-- Start MATERIAL --
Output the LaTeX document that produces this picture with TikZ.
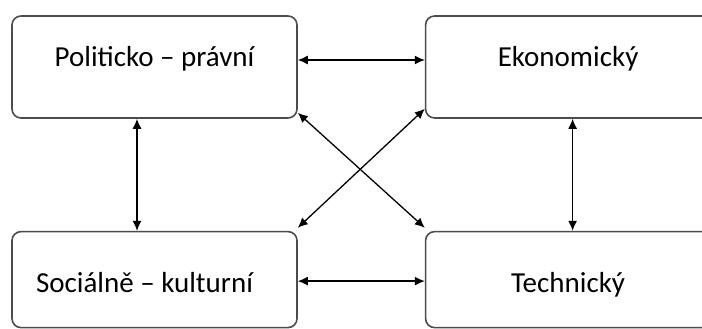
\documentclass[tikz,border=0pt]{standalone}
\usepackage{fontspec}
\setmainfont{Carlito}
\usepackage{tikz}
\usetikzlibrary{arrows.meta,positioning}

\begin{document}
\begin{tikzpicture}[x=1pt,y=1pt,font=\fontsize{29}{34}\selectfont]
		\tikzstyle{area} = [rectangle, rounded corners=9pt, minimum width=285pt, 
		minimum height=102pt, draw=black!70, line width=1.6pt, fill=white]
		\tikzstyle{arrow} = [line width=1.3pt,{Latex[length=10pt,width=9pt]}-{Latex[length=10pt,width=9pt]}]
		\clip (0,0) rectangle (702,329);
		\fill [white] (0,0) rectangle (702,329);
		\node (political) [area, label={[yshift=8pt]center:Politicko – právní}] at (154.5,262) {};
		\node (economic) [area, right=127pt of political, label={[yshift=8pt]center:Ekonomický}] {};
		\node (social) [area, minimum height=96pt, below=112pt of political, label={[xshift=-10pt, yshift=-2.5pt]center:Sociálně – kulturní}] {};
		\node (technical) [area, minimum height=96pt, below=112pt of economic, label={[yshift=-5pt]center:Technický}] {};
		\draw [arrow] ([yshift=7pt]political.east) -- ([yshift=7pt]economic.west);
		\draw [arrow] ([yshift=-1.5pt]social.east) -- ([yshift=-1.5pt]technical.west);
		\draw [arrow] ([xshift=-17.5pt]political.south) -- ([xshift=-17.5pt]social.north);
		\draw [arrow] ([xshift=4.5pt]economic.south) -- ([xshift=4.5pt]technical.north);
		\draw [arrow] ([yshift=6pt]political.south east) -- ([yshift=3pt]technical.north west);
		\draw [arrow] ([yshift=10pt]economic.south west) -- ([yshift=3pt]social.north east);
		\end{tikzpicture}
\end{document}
-- End MATERIAL --
**DIRECTIVE**:
With the pictures left out, transcribe the material exactly.

**ANSWER BELOW**:
Output the LaTeX document that produces this picture with TikZ.
\documentclass[tikz,border=0pt]{standalone}
\usepackage{fontspec}
\setmainfont{Carlito}
\usepackage{tikz}
\usetikzlibrary{arrows.meta,positioning}

\begin{document}
\begin{tikzpicture}[x=1pt,y=1pt,font=\fontsize{29}{34}\selectfont]
		\tikzstyle{area} = [rectangle, rounded corners=9pt, minimum width=285pt, 
		minimum height=102pt, draw=black!70, line width=1.6pt, fill=white]
		\tikzstyle{arrow} = [line width=1.3pt,{Latex[length=10pt,width=9pt]}-{Latex[length=10pt,width=9pt]}]
		\clip (0,0) rectangle (702,329);
		\fill [white] (0,0) rectangle (702,329);
		\node (political) [area, label={[yshift=8pt]center:Politicko – právní}] at (154.5,262) {};
		\node (economic) [area, right=127pt of political, label={[yshift=8pt]center:Ekonomický}] {};
		\node (social) [area, minimum height=96pt, below=112pt of political, label={[xshift=-10pt, yshift=-2.5pt]center:Sociálně – kulturní}] {};
		\node (technical) [area, minimum height=96pt, below=112pt of economic, label={[yshift=-5pt]center:Technický}] {};
		\draw [arrow] ([yshift=7pt]political.east) -- ([yshift=7pt]economic.west);
		\draw [arrow] ([yshift=-1.5pt]social.east) -- ([yshift=-1.5pt]technical.west);
		\draw [arrow] ([xshift=-17.5pt]political.south) -- ([xshift=-17.5pt]social.north);
		\draw [arrow] ([xshift=4.5pt]economic.south) -- ([xshift=4.5pt]technical.north);
		\draw [arrow] ([yshift=6pt]political.south east) -- ([yshift=3pt]technical.north west);
		\draw [arrow] ([yshift=10pt]economic.south west) -- ([yshift=3pt]social.north east);
		\end{tikzpicture}
\end{document}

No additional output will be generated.